Nicolas Montessuit, étudiant virtuel en grec ancien
Robin Delisle – Nicolas Montessuit, pouvez-vous vous présenter et dire ce qui vous a amené à vous intéresser au grec ancien ?
Nicolas Montessuit – Après des études de mathématiques, je suis devenu linguiste et informaticien. J’envisage les innovations logicielles non pas comme des gadgets technologiques (ce qu’elles sont souvent), mais comme des praxis révolutionnaires (ce qu’elles sont parfois). Agé de 28 ans, j’ai finalement décidé d’apprendre le grec… Tout jeune enfant, je caressais le rêve de parler toutes les langues. Bien sûr, c’est un rêve qui ne s’est jamais réalisé. Par la suite, à partir de l’adolescence, je suis devenu un grand lecteur de philosophie, mais je regrettais de ne pas avoir d’accès direct à Platon ou aux Présocratiques… J’aime aussi certains auteurs classiques comme Lucien de Samosate.
R.D – Nicolas Montessuit, pouvez vous expliquer en quelques mots ce qu’est un wikiwiki ?
N.M – Un wikiwiki est un site web où tout le monde peut ajouter de nouvelles pages ou bien modifier (sans limites) les pages déjà existantes. On peut encore tisser des réseaux de liens entre toutes ces pages. Ce n’est pas un forum, mais plutôt une expérience d’écriture collective, un bloc-notes partagé, un accumulatoire à idées, un outil pour le travail collaboratif…
R.D – Vous avez eu l’idée de mettre en ligne vos cours de grec ancien, mais ce sont des cours d’étudiant et non de professeur : à ma connaissance, c’est la première fois que cela se produit sur la Toile. Pouvez-vous expliquer ce qui vous a donné cette idée, et ce que vous attendez de cette mise en ligne bien peu ordinaire ?
N.M – Ha ! C’était peut-être un peu gonflé de ma part, après tout qu’est-ce que je connais au grec ancien ? En fait je reprends ce que je disais au sujet du wikiwiki : une sorte de carnet de notes personnelles, mais qui peut profiter aux autres, dans la mesure où tout le monde y a accès et peut l’amender… Je me suis dit que mettre par écrit mes cours de grec m’aiderait à les structurer, d’une part, et que les notes que j’avais prises pourraient servir à d’autres. C’est une logique de partage, disons.

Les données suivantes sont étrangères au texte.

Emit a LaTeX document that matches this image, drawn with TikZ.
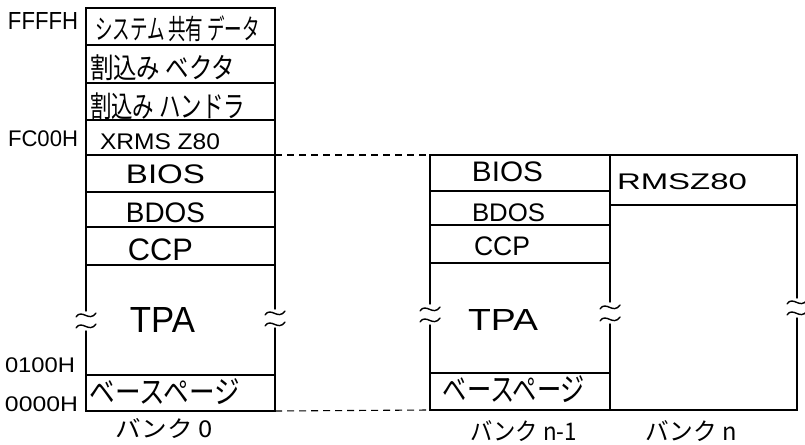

R.D – Une fois de plus, on retrouve le grec à la pointe de technologies nouvelles sur la Toile : comment expliquez-vous ce fait étonnant ?
N.M – C’est plutôt étonnant, en effet. Doit-on y voir la trace d’une certaine forme d’élitisme ? Pas forcément. En fait, un cours de grec ancien reste tout de même quelque chose de profondément humaniste, il suffit de penser au bénéfice qu’on peut en tirer quant à sa pratique de la philosophie ou des lettres… Comme d’autre part un certain nombre de pratiques logicielles « hacktivistes » s’efforcent d’augmenter la puissance d’agir de l’utilisateur (en offrant de nouvelles capacités de production ou de hiérarchisation de contenu, par exemple), on peut comprendre que ces deux mouvements, l’humanisme des textes reconnus et la mise en oeuvre moderne de nouvelles praxis intellectuelles, en fait, se rejoignent et se complètent.